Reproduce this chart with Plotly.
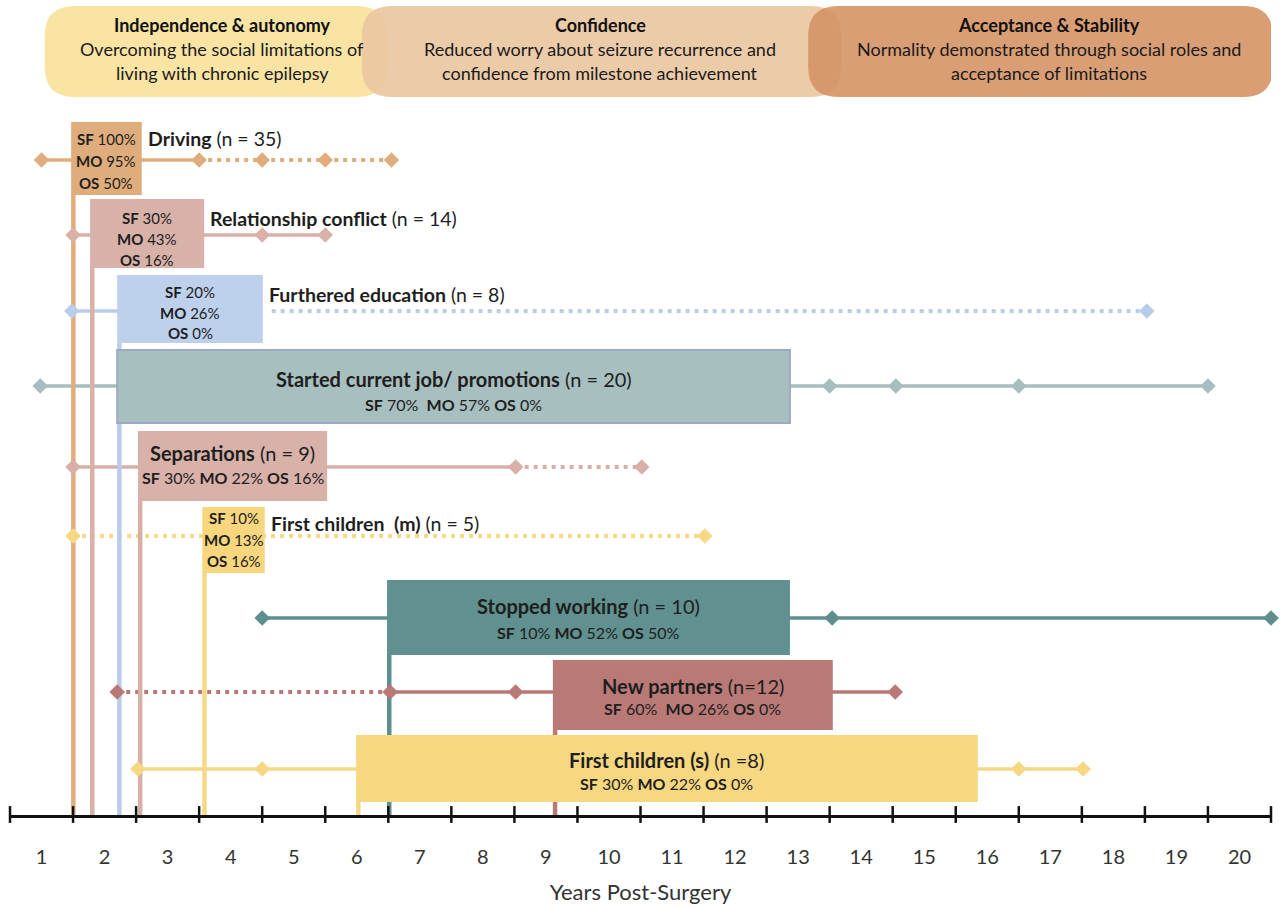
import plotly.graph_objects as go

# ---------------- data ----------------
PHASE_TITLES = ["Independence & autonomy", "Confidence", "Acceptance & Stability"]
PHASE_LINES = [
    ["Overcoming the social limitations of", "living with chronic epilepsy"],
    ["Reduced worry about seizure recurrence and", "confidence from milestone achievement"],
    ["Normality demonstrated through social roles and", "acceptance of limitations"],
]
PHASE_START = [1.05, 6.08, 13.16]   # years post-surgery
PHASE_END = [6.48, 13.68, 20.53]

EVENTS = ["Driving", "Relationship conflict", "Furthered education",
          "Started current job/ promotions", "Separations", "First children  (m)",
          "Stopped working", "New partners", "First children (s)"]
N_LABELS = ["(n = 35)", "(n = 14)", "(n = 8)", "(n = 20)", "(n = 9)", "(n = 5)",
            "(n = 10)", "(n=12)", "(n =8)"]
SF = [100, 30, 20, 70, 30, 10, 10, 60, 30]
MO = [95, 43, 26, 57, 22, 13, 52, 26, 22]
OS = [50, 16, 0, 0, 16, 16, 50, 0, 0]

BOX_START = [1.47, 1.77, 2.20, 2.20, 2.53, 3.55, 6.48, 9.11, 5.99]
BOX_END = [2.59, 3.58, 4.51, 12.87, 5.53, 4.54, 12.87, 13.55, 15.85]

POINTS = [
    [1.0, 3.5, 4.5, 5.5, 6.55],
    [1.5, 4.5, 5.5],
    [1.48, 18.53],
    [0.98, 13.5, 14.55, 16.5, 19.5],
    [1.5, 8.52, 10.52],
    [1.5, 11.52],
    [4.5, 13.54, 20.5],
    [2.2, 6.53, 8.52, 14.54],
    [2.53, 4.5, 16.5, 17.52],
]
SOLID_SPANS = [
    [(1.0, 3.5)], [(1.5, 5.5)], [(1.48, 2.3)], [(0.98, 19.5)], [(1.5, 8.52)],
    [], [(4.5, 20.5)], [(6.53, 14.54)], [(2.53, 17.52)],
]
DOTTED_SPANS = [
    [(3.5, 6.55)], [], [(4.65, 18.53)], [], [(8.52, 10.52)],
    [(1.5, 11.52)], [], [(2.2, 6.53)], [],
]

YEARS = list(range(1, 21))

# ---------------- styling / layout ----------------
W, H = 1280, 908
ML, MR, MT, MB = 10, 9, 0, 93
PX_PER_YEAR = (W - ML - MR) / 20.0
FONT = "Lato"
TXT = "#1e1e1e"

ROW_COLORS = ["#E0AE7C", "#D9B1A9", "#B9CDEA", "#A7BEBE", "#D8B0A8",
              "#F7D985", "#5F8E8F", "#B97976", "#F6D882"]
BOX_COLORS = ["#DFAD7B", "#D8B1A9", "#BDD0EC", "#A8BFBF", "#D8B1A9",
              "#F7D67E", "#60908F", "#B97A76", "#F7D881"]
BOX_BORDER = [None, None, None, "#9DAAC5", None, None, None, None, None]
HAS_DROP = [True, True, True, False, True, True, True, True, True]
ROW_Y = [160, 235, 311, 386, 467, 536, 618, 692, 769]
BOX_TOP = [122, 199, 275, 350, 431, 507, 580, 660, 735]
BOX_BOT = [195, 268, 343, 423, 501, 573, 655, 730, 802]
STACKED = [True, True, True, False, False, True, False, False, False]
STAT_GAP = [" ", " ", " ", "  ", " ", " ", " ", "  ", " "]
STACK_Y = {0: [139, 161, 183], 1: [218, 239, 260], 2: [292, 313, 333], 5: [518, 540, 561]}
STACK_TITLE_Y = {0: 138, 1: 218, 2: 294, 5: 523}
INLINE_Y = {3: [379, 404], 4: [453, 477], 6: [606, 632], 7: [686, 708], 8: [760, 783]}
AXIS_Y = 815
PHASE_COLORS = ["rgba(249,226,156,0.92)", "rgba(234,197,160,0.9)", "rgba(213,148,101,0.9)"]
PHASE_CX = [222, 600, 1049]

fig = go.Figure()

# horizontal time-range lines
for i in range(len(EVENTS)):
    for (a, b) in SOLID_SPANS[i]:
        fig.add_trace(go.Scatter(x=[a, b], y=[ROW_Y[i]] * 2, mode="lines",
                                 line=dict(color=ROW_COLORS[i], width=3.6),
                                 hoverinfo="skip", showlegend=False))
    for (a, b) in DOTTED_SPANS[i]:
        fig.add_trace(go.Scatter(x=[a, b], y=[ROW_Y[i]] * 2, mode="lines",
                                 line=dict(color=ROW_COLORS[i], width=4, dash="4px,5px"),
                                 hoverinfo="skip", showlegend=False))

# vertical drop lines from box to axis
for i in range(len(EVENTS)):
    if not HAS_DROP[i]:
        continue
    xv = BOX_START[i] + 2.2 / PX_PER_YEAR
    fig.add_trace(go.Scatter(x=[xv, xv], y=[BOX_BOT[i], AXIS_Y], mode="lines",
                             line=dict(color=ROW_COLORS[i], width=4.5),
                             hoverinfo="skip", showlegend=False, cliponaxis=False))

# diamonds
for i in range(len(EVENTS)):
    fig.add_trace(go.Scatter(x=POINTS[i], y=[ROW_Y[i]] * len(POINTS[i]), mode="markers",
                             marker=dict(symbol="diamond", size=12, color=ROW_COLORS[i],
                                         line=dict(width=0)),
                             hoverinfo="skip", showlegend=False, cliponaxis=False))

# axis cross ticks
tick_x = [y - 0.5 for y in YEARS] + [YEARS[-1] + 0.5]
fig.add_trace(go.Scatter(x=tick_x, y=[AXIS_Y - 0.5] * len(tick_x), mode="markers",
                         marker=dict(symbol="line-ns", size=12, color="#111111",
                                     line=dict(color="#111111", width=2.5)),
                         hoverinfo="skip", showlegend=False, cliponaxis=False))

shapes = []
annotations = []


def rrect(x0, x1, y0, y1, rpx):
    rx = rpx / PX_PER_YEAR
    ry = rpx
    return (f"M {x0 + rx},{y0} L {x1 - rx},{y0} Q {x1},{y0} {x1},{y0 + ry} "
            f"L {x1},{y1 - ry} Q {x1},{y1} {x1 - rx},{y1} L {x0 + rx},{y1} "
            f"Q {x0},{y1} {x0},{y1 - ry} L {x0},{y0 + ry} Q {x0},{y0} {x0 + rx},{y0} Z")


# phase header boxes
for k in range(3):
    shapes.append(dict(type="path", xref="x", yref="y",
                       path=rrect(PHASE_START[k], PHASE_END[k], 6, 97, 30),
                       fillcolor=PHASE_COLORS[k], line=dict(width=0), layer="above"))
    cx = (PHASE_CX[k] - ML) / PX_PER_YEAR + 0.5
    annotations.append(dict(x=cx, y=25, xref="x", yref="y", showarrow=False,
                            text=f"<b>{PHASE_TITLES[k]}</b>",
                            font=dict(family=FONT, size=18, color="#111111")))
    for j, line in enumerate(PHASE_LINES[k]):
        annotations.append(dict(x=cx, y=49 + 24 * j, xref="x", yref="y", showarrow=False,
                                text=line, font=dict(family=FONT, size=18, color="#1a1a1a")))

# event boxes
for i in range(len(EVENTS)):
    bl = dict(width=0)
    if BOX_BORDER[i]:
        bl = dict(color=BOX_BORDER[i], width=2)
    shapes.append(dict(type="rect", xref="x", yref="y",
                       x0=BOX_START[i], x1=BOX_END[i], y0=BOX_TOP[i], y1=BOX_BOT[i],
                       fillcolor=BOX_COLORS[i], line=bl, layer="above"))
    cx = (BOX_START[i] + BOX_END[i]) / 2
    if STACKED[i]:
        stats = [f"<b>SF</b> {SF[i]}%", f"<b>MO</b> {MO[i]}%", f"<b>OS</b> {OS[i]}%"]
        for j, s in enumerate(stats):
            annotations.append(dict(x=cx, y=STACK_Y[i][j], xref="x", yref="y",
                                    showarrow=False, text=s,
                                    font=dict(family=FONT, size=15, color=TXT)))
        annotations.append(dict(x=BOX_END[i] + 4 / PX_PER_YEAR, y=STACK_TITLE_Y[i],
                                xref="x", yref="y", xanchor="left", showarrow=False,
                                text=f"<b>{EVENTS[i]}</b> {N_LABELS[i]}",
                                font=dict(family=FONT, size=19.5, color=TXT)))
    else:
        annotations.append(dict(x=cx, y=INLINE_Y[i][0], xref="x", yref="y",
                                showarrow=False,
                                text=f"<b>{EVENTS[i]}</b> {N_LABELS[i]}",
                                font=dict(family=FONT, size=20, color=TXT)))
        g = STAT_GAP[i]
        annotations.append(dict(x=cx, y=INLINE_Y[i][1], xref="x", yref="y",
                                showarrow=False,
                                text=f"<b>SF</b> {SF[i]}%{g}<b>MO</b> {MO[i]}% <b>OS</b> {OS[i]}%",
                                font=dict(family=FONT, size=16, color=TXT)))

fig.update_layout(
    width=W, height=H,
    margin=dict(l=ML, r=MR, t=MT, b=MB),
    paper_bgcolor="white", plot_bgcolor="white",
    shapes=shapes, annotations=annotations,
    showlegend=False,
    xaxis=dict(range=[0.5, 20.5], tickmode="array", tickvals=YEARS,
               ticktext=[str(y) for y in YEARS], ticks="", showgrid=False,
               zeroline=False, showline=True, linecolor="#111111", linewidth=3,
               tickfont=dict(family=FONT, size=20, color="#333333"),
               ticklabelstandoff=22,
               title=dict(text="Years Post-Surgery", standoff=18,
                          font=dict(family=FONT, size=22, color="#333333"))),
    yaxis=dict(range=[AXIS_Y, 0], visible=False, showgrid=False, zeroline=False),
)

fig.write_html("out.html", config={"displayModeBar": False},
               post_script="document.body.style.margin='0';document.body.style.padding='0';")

####

* **Short problem**: Please take the lines from the beginning of the data above through the line holding "import plotly.graph_objects as go" and transcribe them exactly, without any pictures.

* **Solution below**:
Reproduce this chart with Plotly.
import plotly.graph_objects as go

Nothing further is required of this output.